Source code of charts:
>>>>

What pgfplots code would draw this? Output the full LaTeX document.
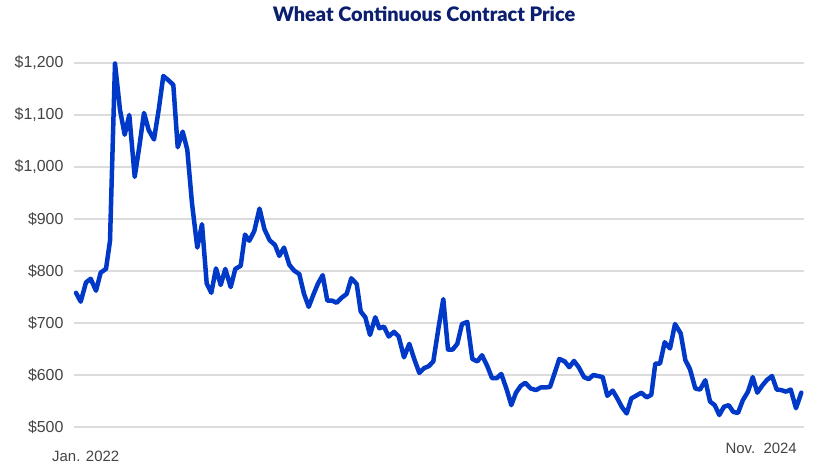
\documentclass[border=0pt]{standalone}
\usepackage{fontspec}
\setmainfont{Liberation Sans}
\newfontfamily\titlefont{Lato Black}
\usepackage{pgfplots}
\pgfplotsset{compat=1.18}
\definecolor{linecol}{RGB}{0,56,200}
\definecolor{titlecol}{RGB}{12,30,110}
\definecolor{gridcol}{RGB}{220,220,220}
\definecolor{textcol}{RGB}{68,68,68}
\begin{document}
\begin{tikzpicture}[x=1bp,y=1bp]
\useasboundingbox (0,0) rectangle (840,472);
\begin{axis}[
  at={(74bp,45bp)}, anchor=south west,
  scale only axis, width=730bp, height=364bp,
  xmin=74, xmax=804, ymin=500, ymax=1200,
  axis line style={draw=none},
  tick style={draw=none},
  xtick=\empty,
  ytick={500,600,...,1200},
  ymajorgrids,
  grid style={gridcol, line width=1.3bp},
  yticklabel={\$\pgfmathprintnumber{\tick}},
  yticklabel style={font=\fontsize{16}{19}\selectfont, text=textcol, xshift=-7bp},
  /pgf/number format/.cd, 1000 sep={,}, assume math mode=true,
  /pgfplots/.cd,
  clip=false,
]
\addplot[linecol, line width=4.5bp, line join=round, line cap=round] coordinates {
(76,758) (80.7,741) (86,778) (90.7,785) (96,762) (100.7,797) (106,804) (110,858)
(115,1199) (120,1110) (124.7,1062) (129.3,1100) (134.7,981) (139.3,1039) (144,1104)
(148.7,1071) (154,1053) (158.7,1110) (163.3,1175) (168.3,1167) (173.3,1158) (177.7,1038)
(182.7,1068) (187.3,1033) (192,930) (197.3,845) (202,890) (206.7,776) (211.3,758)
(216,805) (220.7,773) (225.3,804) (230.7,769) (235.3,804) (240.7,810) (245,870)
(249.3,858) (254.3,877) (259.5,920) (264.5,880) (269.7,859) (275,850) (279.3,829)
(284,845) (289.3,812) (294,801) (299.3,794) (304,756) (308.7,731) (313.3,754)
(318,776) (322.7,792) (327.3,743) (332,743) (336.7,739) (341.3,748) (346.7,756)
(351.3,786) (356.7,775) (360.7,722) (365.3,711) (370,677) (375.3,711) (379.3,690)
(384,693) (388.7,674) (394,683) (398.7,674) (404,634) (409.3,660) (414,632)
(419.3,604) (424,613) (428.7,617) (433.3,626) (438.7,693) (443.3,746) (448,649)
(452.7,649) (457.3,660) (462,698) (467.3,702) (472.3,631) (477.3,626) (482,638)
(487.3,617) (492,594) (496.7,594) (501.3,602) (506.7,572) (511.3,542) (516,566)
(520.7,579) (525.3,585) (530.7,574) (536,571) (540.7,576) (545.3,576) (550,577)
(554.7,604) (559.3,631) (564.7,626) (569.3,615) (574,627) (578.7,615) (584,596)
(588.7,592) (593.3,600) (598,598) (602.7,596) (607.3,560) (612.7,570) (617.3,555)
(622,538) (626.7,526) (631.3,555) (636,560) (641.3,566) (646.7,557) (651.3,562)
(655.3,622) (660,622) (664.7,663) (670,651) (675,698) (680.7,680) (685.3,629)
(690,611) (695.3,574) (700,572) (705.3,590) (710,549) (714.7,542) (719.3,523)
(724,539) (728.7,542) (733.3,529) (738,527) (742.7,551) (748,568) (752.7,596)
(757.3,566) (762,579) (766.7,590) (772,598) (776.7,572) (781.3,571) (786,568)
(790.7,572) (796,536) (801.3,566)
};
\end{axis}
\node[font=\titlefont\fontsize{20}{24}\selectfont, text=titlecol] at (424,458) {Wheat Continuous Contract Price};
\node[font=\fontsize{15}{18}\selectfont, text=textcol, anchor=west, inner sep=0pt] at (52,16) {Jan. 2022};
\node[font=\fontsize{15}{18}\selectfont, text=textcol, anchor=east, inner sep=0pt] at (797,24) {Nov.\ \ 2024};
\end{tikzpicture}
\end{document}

<<<<
>>>>

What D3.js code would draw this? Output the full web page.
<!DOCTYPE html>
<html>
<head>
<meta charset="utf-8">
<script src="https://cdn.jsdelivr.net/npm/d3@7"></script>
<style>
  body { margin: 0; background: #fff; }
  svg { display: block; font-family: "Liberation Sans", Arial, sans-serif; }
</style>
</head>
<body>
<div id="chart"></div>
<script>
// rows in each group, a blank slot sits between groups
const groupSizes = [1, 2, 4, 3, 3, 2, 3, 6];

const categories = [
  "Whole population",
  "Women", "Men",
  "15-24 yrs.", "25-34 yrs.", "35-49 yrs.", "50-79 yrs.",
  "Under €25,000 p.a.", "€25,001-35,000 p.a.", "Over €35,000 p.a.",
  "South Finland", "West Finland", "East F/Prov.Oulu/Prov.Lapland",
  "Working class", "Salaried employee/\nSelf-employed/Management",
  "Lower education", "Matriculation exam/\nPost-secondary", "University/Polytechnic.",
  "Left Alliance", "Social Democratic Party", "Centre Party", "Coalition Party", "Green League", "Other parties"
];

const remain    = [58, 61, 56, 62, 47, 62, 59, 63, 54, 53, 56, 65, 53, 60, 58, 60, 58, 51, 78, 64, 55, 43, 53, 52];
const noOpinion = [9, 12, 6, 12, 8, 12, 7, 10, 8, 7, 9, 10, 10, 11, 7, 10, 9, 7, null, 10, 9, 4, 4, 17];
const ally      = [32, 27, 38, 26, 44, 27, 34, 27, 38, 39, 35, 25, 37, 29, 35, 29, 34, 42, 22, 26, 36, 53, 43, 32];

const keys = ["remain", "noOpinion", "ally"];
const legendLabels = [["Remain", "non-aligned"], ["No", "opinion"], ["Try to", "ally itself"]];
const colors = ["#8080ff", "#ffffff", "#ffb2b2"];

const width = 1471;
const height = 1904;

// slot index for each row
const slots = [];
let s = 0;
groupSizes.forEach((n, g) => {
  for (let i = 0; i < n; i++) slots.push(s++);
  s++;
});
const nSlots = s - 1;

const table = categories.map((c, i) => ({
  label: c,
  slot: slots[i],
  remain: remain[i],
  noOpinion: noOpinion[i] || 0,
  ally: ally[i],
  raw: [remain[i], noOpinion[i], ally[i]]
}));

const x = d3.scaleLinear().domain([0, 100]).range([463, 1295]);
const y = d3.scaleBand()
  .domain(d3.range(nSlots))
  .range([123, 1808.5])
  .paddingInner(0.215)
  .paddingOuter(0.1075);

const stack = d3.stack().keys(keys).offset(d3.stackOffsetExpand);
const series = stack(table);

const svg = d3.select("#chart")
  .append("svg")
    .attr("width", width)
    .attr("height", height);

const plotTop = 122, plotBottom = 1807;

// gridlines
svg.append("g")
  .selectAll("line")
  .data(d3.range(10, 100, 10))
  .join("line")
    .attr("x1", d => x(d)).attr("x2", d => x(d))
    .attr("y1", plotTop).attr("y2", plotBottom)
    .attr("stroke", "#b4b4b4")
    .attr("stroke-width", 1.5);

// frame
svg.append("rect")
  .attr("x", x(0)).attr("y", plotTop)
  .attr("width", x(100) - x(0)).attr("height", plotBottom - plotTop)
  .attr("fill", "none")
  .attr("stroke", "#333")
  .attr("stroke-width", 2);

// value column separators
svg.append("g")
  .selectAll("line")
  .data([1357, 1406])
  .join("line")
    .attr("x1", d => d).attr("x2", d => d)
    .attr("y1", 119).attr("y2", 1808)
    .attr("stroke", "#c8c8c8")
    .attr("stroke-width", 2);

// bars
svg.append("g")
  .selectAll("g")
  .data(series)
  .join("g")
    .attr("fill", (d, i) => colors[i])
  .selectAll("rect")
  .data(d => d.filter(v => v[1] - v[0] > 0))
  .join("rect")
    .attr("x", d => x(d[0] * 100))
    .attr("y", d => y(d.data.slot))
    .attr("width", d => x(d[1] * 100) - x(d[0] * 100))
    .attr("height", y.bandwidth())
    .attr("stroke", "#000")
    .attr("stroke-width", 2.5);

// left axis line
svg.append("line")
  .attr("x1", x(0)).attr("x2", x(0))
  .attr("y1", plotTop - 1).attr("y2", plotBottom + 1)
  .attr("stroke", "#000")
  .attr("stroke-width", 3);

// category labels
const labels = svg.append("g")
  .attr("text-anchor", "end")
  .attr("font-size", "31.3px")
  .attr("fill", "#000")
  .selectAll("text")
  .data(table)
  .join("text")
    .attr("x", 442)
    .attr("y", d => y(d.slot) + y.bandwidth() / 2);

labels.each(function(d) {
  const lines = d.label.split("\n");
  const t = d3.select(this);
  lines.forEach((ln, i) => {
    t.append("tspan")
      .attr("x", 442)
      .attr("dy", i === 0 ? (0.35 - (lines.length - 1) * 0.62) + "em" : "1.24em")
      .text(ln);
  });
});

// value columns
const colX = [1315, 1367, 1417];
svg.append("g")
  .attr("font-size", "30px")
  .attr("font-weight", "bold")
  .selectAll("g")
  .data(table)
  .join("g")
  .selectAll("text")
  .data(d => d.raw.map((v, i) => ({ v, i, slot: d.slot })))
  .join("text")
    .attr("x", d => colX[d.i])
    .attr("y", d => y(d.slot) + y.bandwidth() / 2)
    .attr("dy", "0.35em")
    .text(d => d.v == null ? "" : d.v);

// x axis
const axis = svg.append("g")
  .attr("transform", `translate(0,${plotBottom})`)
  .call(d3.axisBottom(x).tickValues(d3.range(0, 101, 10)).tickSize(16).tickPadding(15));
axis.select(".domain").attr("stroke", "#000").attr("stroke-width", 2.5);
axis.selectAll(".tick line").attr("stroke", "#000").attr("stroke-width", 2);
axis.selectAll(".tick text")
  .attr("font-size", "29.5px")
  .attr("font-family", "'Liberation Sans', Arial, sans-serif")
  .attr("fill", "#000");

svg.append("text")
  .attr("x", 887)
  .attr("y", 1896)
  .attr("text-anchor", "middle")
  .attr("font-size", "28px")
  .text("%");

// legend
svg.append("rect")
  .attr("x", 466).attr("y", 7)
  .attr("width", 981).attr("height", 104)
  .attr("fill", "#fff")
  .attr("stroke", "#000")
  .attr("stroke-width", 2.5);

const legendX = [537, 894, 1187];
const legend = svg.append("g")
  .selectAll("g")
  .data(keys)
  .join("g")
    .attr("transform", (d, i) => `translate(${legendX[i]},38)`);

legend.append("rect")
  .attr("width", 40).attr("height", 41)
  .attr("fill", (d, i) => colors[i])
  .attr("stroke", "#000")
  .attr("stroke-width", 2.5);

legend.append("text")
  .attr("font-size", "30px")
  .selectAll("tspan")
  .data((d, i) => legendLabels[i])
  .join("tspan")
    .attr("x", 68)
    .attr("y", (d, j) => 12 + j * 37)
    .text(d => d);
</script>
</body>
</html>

<<<<

→ Task description
Look through the data above. Each line containing the word "Output" needs to be copied.

→ Solution for this exercise
What pgfplots code would draw this? Output the full LaTeX document.
What D3.js code would draw this? Output the full web page.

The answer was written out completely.